Dass flexible Arbeitsmodelle in Deutschland insgesamt bislang so wenig Anklang finden, überrascht in Zeiten fortschreitender Globalisierung und Digitalisierung. Viele weltweit tätige Unternehmen bauen längst auf internationale Teams und dezentrale Strukturen. Dies müsste flexible Arbeitsmodelle eigentlich begünstigen, wenn nicht sogar notwendig machen: Ohne Flexibilität wird es etwa kaum möglich sein, mit dem Kollegen in Frankreich am Vormittag ein Strategiekonzept auszuarbeiten und es am Abend dem Geschäftsführer in den USA per Videokonferenz vorzustellen. Zudem bietet die Digitalisierung ganz neue Möglichkeiten, Führungskräfte und Mitarbeiter unabhängig von Zeit und Ort miteinander zu verbinden und zu vernetzen.
Die dennoch geringe Verbreitung innovativer Arbeitsmodelle erklärt sich aus der fehlenden Akzeptanz. 38% der Führungskräfte sehen flexible Arbeit als karriereschädlich an (Führungskräfte Institut, 2016). Denn Führungspositionen scheinen unweigerlich verbunden mit Vollzeitarbeit und darüber hinausgehenden Zeitinvestitionen, etwa zum informellen Austausch oder Aufbau eines Netzwerks. Viele Führungskräfte fürchten, dass sie als weniger leistungsfähig gelten, sollten sie sich für alternative Arbeitsmodelle entscheiden, und Nachteile für ihre Karriere davontragen.

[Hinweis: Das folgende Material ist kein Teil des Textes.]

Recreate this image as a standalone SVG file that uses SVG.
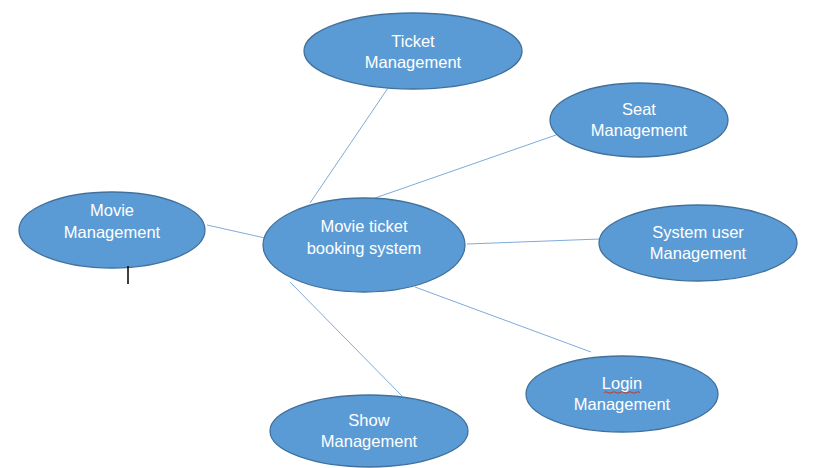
<svg xmlns="http://www.w3.org/2000/svg" width="814" height="468" viewBox="0 0 814 468">
<style>
.n ellipse{fill:#5B9BD5;stroke:#41719C;stroke-width:1.3}
.n text{fill:#fff;font-family:"Liberation Sans",Arial,sans-serif;font-size:16.5px;text-anchor:middle}
.c line{stroke:#7FAAD9;stroke-width:1}
</style>
<rect width="814" height="468" fill="#fff"/>
<g class="c" id="connectors">
<line x1="388" y1="88" x2="310" y2="203"/>
<line x1="556" y1="135" x2="375" y2="198"/>
<line x1="207" y1="225" x2="265" y2="238"/>
<line x1="600" y1="239" x2="467" y2="244"/>
<line x1="591" y1="352" x2="415" y2="287"/>
<line x1="402" y1="396" x2="290" y2="282"/>
</g>
<g class="n" id="ticket"><ellipse cx="413" cy="51" rx="109" ry="38"/><text x="413" y="47">Ticket</text><text x="413" y="68">Management</text></g>
<g class="n" id="seat"><ellipse cx="639" cy="120" rx="89" ry="37"/><text x="639" y="115">Seat</text><text x="639" y="136">Management</text></g>
<g class="n" id="movie"><ellipse cx="112" cy="230" rx="93" ry="38"/><text x="112" y="216">Movie</text><text x="112" y="238">Management</text></g>
<g class="n" id="central"><ellipse cx="364" cy="245" rx="101" ry="47"/><text x="364" y="232">Movie ticket</text><text x="364" y="254">booking system</text></g>
<g class="n" id="sysuser"><ellipse cx="698" cy="243" rx="99" ry="38"/><text x="698" y="238">System user</text><text x="698" y="259">Management</text></g>
<g class="n" id="login"><ellipse cx="622" cy="394" rx="96" ry="38"/><text x="622" y="389">Login</text><text x="622" y="410">Management</text></g>
<g class="n" id="show"><ellipse cx="369" cy="431" rx="99" ry="36"/><text x="369" y="426">Show</text><text x="369" y="447">Management</text></g>
<path d="M604 392.5 q2 -1.5 4 0 t4 0 t4 0 t4 0 t4 0 t4 0 t4 0 t4 0 t4 0" fill="none" stroke="#C0392B" stroke-width="1"/>
<line x1="128" y1="266" x2="128" y2="284" stroke="#000" stroke-width="1.5"/>
</svg>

Die „Teilzeitfalle“ droht besonders dann, wenn Frauen in Führungspositionen aufsteigen wollen. Über alle Hierarchiestufen hinweg gesehen, arbeitet in Deutschland knapp die Hälfte der Frauen in einem reduzierten Arbeitszeitmodell (Eurostat). Dieser Anteil hat sich in den vergangenen Jahren sogar erhöht. In Führungspositionen ist er mit 29,5% allerdings deutlich geringer. Wer die Möglichkeit nutzt, reduziert das Arbeitsvolumen typischerweise auf 80 oder 90%, was de facto der Definition einer reduzierten Vollzeit entspricht (Competence Centre for Diversity & Inclusion, 2016). Ein Mindestmaß an Arbeitsvolumen scheint nach allgemeiner Vorstellung notwendig, um den Ansprüchen einer Führungskraft gerecht zu werden. In den von Initiative „Chefsache“ geführten Interviews wird dieses Minimum bei schätzungsweise 80% gesehen. Doch auch bereits eine Reduzierung des Arbeitsvolumens um 10 bis 20%, so eine Studie mit Schweizer Führungskräften, wirkt sich negativ auf die Entwicklung einer Karriere aus (Competence Centre for Diversity & Inclusion, 2016).